Now I have finally found a moment to skim through the first volume, The Age of Spectacle: 1993-1999, which first and foremost prompted me to wonder who has succesfully replaced you over the years as an architecture critic of El País. In any event your ‘disappearance,’ so to speak, only underlines the general demise of architectural criticism, as I recall the days when Bruno Zevi wrote regularly for L’Espresso, Stani von Moos for the Neue Zürcher Zeitung and, belatedly, Deyan Sudjic for The Guardian plus Ada Louis Huxtable for The New York Times, all of whom wrote more or less regularly about “the state of things” in architecture.

I am impressed by the outspoken character of your criticism as you pass through The Age of Spectacle, from ‘The Times of Weak Memory’ to ‘The Decline of the Rose’ to ‘French Choices.’ What is remarkable about collecting all these pieces together is the way the panorama reveals the constantly shifting national and international transformation of the postmodern neoliberal world, above all in your chronicle of January 1995, where you coin the term ‘technopolis’ in referring to Hong Kong and Singapore with the truly shocking aerial photo of Chek Lap Kok Airport in Hong Kong. This is surely the worldwide story save for Africa and possibly Latin America. This is what New York is now also suffering as one high-rise after another consumes the existing fabric of Manhattan. Even so, the strange persistence of the Spanish city-state seems to continue and one-off pieces of sensitively inflected Spanish modern architecture still appear from time to time.

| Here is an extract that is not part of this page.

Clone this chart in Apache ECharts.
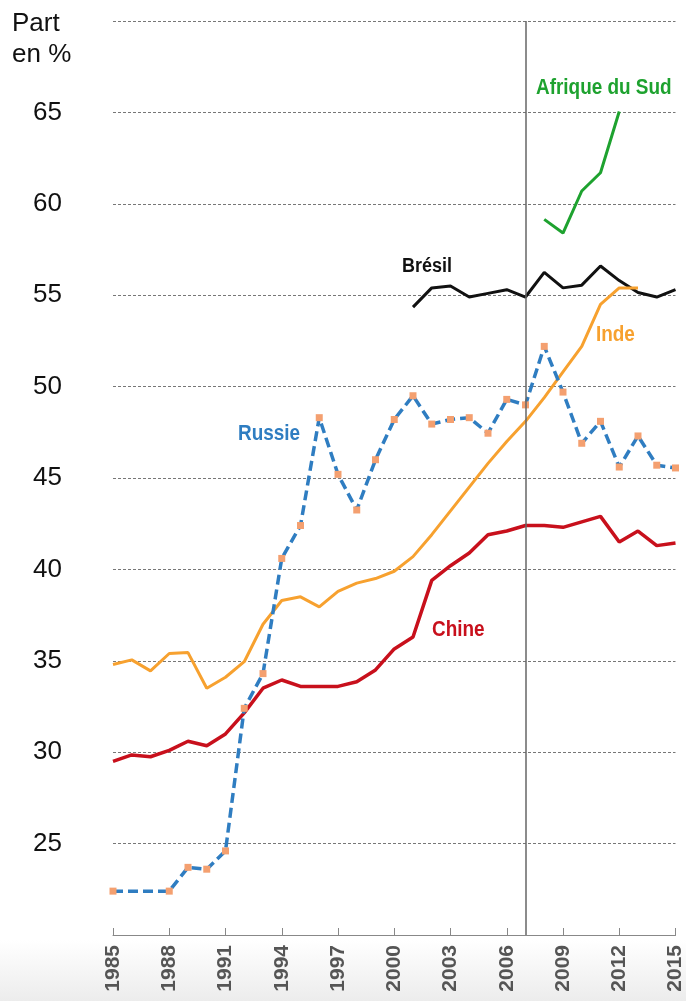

Perhaps you are one of the few remaining ‘old world voices’ who are still able to see things for what they are. Thus throughout the age of the spectacular you constantly return to the non-spectacular as one may still find this in Moneo, Fehn, Aalto, Dieste, Faloci, De la Sota, Bonell and Rius, Cruz and Ortiz, Linazasoro, Mansilla and Tuñón (except for the inexplicable cheese!), Miralles, Pinós, Viaplana, Siza, Maki, and even Norman Foster, whom I feel that you were one of the first to fully appreciate. Among the more moving outspoken pieces are surely your review of the formless exhibition in Paris, ending with your justifiable anger about the waste dump outside A Coruña, and the truly touching and complex essay ‘Ashes of August.’ This is all for the moment.